#### PROBLEM REQUIREMENTS:
Exactly the lines from the line holding "Rebuild this chart" to the line holding "note = 'More", both lines included, are to be echoed; pictures are not.

#### PROVIDED ENTRIES:
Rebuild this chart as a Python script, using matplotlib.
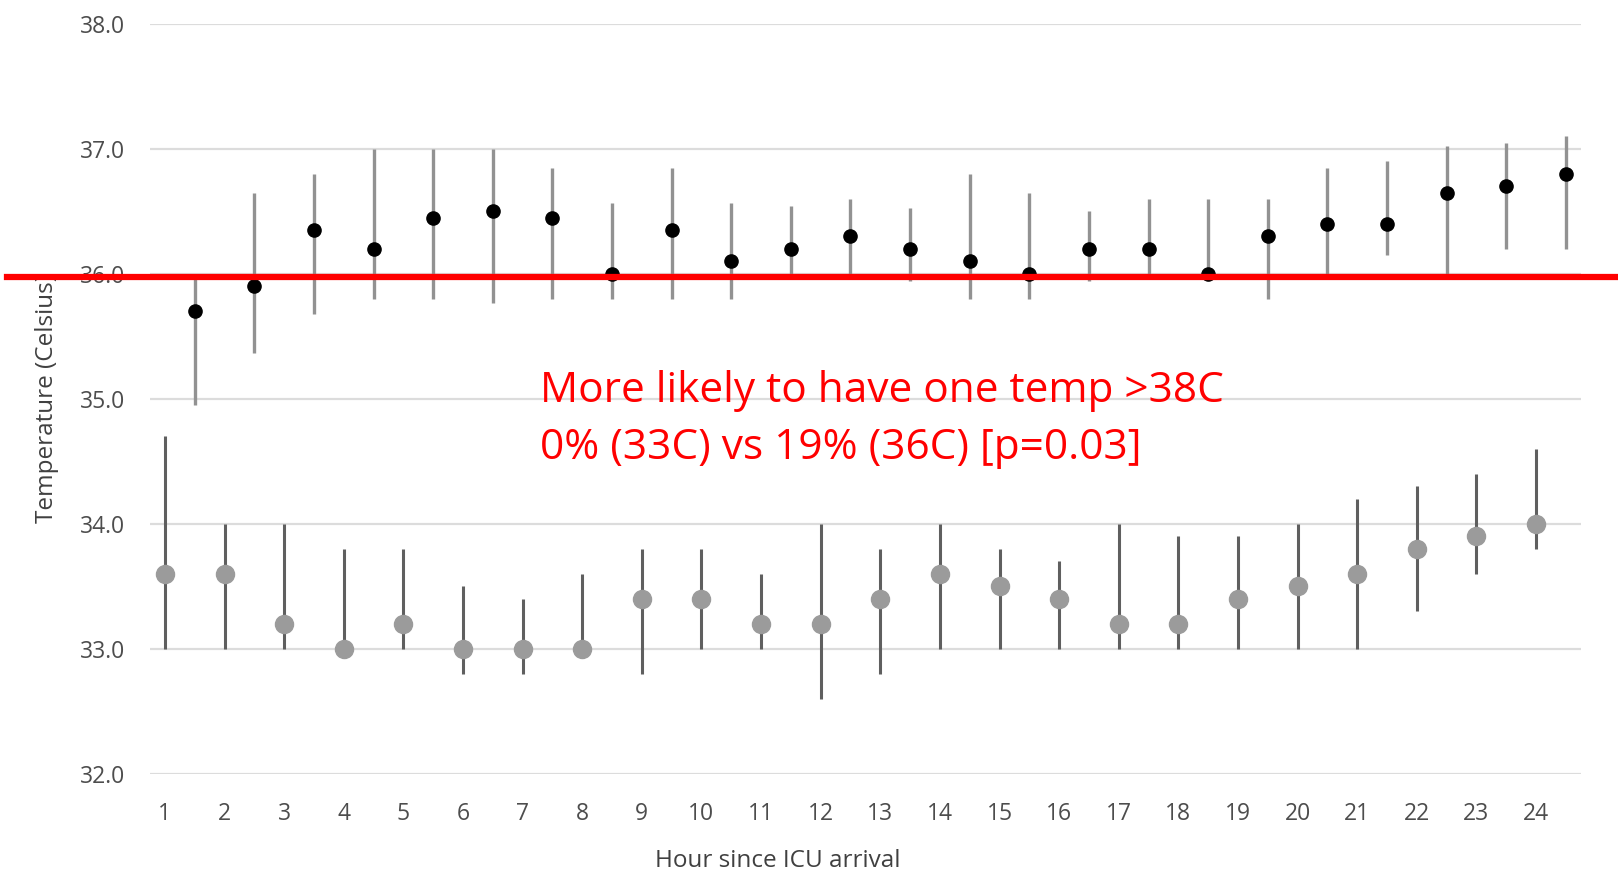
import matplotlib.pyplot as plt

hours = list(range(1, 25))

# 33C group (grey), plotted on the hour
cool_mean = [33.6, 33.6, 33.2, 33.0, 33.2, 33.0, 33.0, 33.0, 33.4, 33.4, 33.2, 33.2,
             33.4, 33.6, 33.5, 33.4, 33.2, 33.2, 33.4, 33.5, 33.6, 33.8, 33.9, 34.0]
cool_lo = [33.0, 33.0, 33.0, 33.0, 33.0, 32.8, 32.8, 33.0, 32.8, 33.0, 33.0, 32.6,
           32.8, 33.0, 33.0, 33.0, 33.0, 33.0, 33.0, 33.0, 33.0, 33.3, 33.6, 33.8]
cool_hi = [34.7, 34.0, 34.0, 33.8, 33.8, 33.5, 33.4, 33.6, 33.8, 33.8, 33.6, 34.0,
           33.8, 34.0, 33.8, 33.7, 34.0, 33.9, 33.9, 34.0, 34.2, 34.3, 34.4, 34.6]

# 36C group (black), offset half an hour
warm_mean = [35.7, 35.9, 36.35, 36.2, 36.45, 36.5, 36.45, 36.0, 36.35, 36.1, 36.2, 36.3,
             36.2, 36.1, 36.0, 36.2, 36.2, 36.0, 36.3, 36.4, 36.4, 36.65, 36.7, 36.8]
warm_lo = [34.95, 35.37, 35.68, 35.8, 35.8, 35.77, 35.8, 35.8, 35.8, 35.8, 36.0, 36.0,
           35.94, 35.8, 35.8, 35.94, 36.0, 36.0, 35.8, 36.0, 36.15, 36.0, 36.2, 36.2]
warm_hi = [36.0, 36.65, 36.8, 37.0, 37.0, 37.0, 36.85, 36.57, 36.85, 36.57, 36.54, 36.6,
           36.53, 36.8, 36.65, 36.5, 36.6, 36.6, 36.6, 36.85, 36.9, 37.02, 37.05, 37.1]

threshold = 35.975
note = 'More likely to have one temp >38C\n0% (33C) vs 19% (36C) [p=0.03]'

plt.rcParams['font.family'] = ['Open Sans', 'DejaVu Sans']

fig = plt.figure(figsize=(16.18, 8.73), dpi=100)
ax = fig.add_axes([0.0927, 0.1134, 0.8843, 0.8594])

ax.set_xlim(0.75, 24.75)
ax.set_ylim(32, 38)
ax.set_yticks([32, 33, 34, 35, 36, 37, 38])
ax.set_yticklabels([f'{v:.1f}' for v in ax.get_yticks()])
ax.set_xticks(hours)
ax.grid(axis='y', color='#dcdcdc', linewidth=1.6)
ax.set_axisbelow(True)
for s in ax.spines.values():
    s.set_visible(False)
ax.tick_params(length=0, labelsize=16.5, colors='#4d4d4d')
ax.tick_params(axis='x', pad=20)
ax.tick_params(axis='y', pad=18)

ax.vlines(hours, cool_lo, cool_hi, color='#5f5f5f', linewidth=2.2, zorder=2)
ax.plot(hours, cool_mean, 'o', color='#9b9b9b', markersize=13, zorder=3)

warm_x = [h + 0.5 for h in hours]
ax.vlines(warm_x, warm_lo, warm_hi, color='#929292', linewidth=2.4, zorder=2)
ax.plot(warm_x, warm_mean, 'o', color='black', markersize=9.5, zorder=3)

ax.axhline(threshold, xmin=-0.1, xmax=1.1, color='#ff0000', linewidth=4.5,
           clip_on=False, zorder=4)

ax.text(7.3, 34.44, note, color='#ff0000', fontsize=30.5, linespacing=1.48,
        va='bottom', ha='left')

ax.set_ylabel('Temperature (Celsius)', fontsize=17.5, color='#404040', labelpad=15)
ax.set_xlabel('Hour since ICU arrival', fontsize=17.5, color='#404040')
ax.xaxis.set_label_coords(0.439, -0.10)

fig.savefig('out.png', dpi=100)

--

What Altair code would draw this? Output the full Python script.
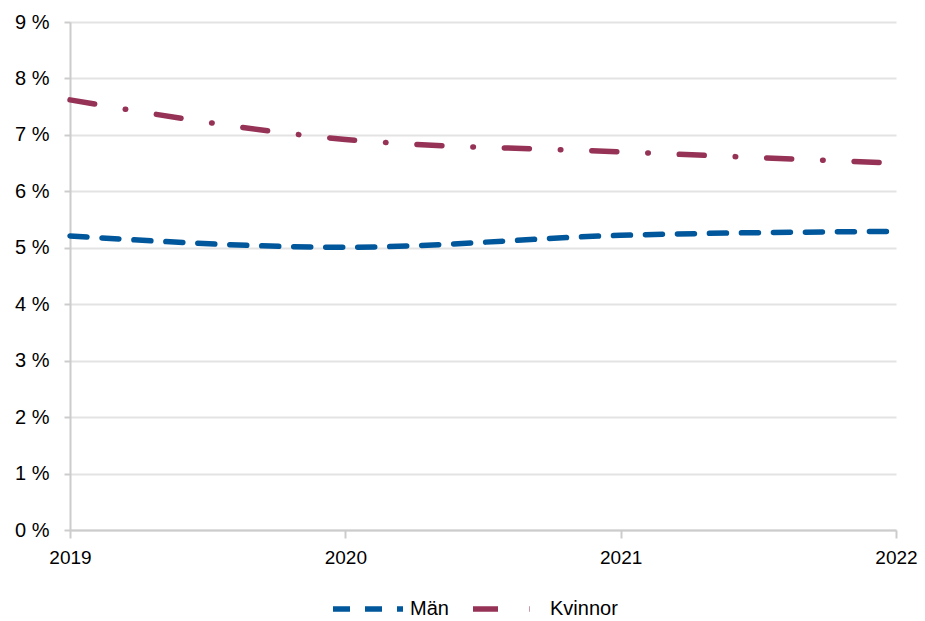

#### THE COMPLETED TASK:
Rebuild this chart as a Python script, using matplotlib.
import matplotlib.pyplot as plt

hours = list(range(1, 25))

# 33C group (grey), plotted on the hour
cool_mean = [33.6, 33.6, 33.2, 33.0, 33.2, 33.0, 33.0, 33.0, 33.4, 33.4, 33.2, 33.2,
             33.4, 33.6, 33.5, 33.4, 33.2, 33.2, 33.4, 33.5, 33.6, 33.8, 33.9, 34.0]
cool_lo = [33.0, 33.0, 33.0, 33.0, 33.0, 32.8, 32.8, 33.0, 32.8, 33.0, 33.0, 32.6,
           32.8, 33.0, 33.0, 33.0, 33.0, 33.0, 33.0, 33.0, 33.0, 33.3, 33.6, 33.8]
cool_hi = [34.7, 34.0, 34.0, 33.8, 33.8, 33.5, 33.4, 33.6, 33.8, 33.8, 33.6, 34.0,
           33.8, 34.0, 33.8, 33.7, 34.0, 33.9, 33.9, 34.0, 34.2, 34.3, 34.4, 34.6]

# 36C group (black), offset half an hour
warm_mean = [35.7, 35.9, 36.35, 36.2, 36.45, 36.5, 36.45, 36.0, 36.35, 36.1, 36.2, 36.3,
             36.2, 36.1, 36.0, 36.2, 36.2, 36.0, 36.3, 36.4, 36.4, 36.65, 36.7, 36.8]
warm_lo = [34.95, 35.37, 35.68, 35.8, 35.8, 35.77, 35.8, 35.8, 35.8, 35.8, 36.0, 36.0,
           35.94, 35.8, 35.8, 35.94, 36.0, 36.0, 35.8, 36.0, 36.15, 36.0, 36.2, 36.2]
warm_hi = [36.0, 36.65, 36.8, 37.0, 37.0, 37.0, 36.85, 36.57, 36.85, 36.57, 36.54, 36.6,
           36.53, 36.8, 36.65, 36.5, 36.6, 36.6, 36.6, 36.85, 36.9, 37.02, 37.05, 37.1]

threshold = 35.975
note = 'More likely to have one temp >38C\n0% (33C) vs 19% (36C) [p=0.03]'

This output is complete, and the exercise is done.